With that said, there have been a lot of rumors in recent months regarding where Softbank might want to invest, companies it could acquire to bolster Sprint's competitive position. Some have speculated the music and entertainment industries as potential targets, but if you're Softbank CEO and billionaire Masayoshi Son, Dish Networks (NASDAQ: DISH ) is the real prize, an asset that could make a difference.
Ergen really wants it
Importantly, Dish Networks Chairman Charlie Ergen has been wanting a telecom presence for the better part of two years. Ergen tried relentlessly to block Softbank's purchase of Sprint, then he tried to acquire Clearwire before losing the bidding war to Sprint.
Ergen's acquisition attempts began after Dish's airwaves were cleared for cell phone service back in 2012. As a result, Dish then gained spectrum that's valued north of $12 billion, but without a mobile presence, that spectrum is essentially useless.
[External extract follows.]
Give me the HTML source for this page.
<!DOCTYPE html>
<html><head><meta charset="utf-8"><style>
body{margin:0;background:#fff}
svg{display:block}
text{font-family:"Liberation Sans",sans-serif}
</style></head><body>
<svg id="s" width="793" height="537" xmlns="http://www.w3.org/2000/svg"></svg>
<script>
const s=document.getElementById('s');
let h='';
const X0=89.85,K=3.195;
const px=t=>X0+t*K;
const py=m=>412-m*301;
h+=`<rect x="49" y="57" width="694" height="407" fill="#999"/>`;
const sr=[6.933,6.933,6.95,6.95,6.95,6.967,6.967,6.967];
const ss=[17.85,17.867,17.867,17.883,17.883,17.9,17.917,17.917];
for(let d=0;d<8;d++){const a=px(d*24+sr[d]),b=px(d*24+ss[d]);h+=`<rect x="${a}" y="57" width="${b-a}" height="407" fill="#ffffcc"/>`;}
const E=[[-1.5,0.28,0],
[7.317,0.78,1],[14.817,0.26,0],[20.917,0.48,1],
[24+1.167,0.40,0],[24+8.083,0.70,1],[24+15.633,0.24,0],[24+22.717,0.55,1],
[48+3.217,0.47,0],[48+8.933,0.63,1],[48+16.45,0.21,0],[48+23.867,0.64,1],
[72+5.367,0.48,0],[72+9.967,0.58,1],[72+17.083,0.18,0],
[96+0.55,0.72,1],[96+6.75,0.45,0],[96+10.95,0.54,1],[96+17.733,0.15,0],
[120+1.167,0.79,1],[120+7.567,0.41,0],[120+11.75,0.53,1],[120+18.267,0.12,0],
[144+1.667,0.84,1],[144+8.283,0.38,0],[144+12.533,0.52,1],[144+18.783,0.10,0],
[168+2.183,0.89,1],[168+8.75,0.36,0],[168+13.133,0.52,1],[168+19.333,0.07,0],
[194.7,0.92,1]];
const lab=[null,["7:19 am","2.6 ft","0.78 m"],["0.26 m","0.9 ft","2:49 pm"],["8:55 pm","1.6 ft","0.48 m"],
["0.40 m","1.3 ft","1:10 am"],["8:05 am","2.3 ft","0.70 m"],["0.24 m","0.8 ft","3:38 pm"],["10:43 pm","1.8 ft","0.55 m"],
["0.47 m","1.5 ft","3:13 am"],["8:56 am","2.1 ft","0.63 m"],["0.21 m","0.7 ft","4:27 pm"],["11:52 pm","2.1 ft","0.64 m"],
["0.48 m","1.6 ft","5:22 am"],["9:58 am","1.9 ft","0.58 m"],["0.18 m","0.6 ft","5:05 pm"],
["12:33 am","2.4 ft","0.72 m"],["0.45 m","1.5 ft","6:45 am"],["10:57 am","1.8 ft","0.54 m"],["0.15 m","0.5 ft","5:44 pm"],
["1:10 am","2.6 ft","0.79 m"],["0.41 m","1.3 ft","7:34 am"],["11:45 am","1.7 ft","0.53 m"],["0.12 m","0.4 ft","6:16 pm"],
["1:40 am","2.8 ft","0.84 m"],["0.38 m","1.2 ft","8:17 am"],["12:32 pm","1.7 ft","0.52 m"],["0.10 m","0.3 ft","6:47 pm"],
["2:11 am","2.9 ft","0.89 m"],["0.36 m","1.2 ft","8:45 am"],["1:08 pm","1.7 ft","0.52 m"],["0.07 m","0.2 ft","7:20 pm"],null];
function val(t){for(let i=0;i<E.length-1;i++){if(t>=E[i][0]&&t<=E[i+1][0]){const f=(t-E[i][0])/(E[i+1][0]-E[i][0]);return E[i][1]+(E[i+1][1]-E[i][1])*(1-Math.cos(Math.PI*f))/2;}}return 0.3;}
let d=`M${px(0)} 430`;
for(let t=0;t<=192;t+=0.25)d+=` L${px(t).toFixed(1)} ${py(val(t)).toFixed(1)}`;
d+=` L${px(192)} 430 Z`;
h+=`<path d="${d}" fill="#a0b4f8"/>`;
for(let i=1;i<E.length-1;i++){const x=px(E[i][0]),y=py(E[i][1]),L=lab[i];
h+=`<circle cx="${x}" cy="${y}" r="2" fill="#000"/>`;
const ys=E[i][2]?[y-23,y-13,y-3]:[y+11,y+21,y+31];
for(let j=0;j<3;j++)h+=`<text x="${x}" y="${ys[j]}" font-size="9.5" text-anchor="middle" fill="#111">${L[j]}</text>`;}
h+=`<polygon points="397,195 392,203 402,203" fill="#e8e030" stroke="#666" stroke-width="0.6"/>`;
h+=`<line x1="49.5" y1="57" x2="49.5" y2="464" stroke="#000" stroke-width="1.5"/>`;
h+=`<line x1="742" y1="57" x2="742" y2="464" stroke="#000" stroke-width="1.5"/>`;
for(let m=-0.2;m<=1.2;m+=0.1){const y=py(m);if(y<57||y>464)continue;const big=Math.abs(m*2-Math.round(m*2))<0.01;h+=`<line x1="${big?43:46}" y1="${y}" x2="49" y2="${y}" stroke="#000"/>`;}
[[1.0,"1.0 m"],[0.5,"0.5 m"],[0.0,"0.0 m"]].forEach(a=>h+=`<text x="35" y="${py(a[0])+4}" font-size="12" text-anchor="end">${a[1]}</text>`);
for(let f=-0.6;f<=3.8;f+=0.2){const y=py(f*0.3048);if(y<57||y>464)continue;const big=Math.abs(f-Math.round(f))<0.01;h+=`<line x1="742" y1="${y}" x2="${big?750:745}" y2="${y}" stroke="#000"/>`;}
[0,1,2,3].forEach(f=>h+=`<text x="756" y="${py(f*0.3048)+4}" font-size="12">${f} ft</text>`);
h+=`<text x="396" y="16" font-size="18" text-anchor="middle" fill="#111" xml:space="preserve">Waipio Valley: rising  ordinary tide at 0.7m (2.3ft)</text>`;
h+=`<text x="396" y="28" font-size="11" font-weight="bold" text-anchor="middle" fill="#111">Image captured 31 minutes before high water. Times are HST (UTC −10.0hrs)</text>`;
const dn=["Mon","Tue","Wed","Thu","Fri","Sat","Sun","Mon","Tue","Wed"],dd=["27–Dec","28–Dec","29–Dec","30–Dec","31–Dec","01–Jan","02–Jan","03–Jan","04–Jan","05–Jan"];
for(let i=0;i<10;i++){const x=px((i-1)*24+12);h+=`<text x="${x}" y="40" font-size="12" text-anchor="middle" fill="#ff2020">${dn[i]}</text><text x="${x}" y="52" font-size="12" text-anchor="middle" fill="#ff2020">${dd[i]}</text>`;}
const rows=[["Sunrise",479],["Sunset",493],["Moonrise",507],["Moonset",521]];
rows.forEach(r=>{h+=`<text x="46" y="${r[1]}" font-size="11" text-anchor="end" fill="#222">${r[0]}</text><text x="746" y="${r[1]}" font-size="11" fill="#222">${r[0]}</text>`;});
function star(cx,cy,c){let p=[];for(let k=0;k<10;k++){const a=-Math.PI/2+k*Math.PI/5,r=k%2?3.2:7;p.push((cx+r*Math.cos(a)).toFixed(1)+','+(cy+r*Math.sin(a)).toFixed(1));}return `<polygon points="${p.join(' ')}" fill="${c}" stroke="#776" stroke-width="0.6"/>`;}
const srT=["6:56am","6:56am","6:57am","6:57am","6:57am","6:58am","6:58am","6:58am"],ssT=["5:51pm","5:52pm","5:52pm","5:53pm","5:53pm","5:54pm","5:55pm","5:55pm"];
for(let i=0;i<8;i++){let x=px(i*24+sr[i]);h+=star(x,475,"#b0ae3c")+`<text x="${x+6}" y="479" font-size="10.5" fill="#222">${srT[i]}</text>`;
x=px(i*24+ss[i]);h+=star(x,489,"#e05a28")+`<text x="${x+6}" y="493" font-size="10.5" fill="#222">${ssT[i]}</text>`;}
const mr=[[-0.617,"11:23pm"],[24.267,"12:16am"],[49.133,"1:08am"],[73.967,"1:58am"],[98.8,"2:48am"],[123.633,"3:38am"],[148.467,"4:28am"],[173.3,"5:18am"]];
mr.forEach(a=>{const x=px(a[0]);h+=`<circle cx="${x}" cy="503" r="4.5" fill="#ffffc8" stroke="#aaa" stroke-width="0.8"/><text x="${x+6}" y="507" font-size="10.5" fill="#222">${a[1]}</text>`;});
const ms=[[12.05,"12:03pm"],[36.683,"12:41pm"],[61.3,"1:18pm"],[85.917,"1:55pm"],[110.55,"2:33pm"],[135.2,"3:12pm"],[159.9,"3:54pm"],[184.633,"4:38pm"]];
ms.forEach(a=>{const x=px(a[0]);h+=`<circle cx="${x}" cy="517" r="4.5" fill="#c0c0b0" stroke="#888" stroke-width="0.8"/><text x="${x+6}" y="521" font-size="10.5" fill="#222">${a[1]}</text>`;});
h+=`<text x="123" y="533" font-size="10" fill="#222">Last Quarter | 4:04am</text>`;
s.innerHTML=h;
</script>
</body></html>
Notably, spectrum is used to improve the flow of data, so more spectrum equals more reliable data speeds.
As a result, it seems reasonable that Dish Networks would welcome a bid by Softbank, strengthening Sprint's network with additional spectrum, giving Dish the telecom presence it seeks, and allowing both companies to compete with AT&T following its purchase of DirecTV (NASDAQ: DTV ) . Not to mention, with Dish and Sprint being smaller than their noted peers, Softbank is unlikely to face too much regulatory backlash.
Albeit, Dish Network's market capitalization of nearly $30 billion would make it a very pricey acquisition, not including its $13.5 billion debt position. However, Softbank is an acquisitive company, completing more than $50 billion worth of deals over the last five years. Therefore, it makes sense that Softbank could make a run at Dish, and it would definitely explain its desire to raise money so soon after the T-Mobile buyout fell apart.
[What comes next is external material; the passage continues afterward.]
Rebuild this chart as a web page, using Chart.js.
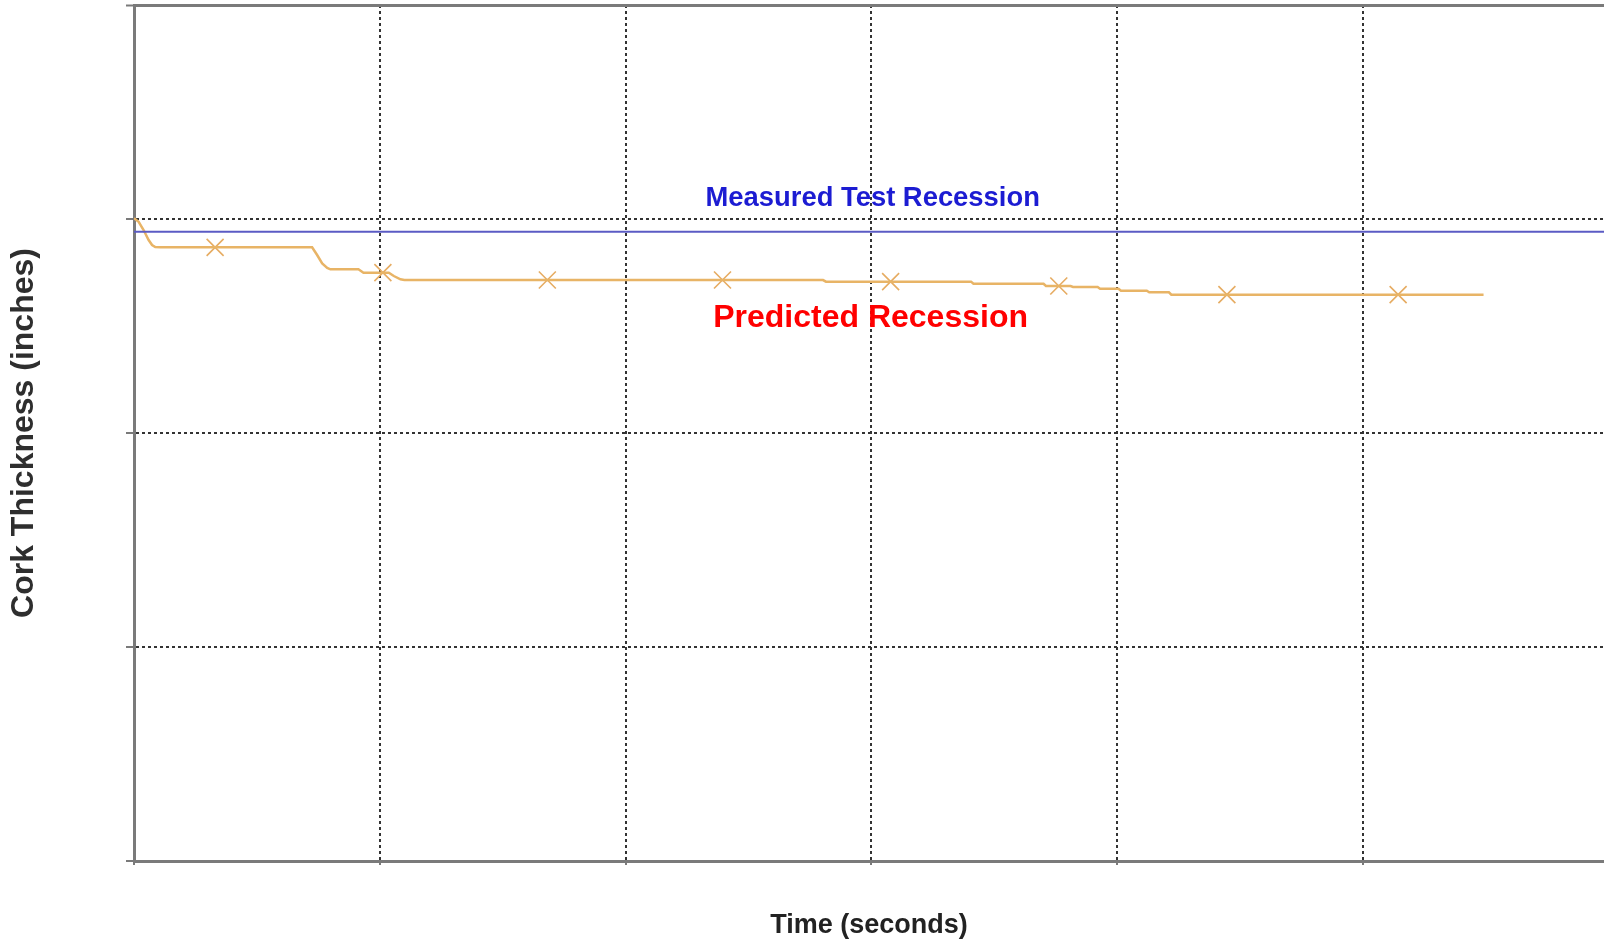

With that said, there's a lot of excitement surrounding Dish Networks right now, as the failed acquisition attempt of T-Mobile has put it in a good situation to finally gain a wireless business regardless if it's purchased by Softbank. Furthermore, with T-Mobile having five consecutive quarters of at least 1.5 million net new customers, Dish might prefer T-Mobile over a very troubled Sprint. In fact, Charlie Ergen recently said, "The Sprint announcement probably increased some optionality that we had," after the T-Mobile deal fell apart, signaling potential action involving Dish and one of the two carriers.
Hence, it shouldn't take long for Dish Networks to find itself in the news, because after years of trying, the company could get the asset it has wanted for so long. The big question is whether it's Sprint or T-Mobile. Therefore, if Softbank doesn't hurry, it might find itself in a situation where it's facing two very large wireless providers who also own the Nos. 2 and 3 satellite businesses in the U.S.
As for T-Mobile, it continues to benefit from the combined $6 billion in cash and spectrum it received from AT&T after their deal fell apart, which has given T-Mobile an exceptional amount of operational flexibility over the last year. In other words, T-Mobile doesn't need Dish like Sprint does.
Hence, if Sprint thinks competing against AT&T, Verizon, and T-Mobile is hard now, it could get worse if DirecTV and Dish are added to the mix. However, if Softbank can acquire Dish, Sprint would gain an asset that only one of its competitors own, which could reignite excitement among consumers and attract new subscribers to its stores. The next few months should be very exciting with Dish Networks being added to the mix.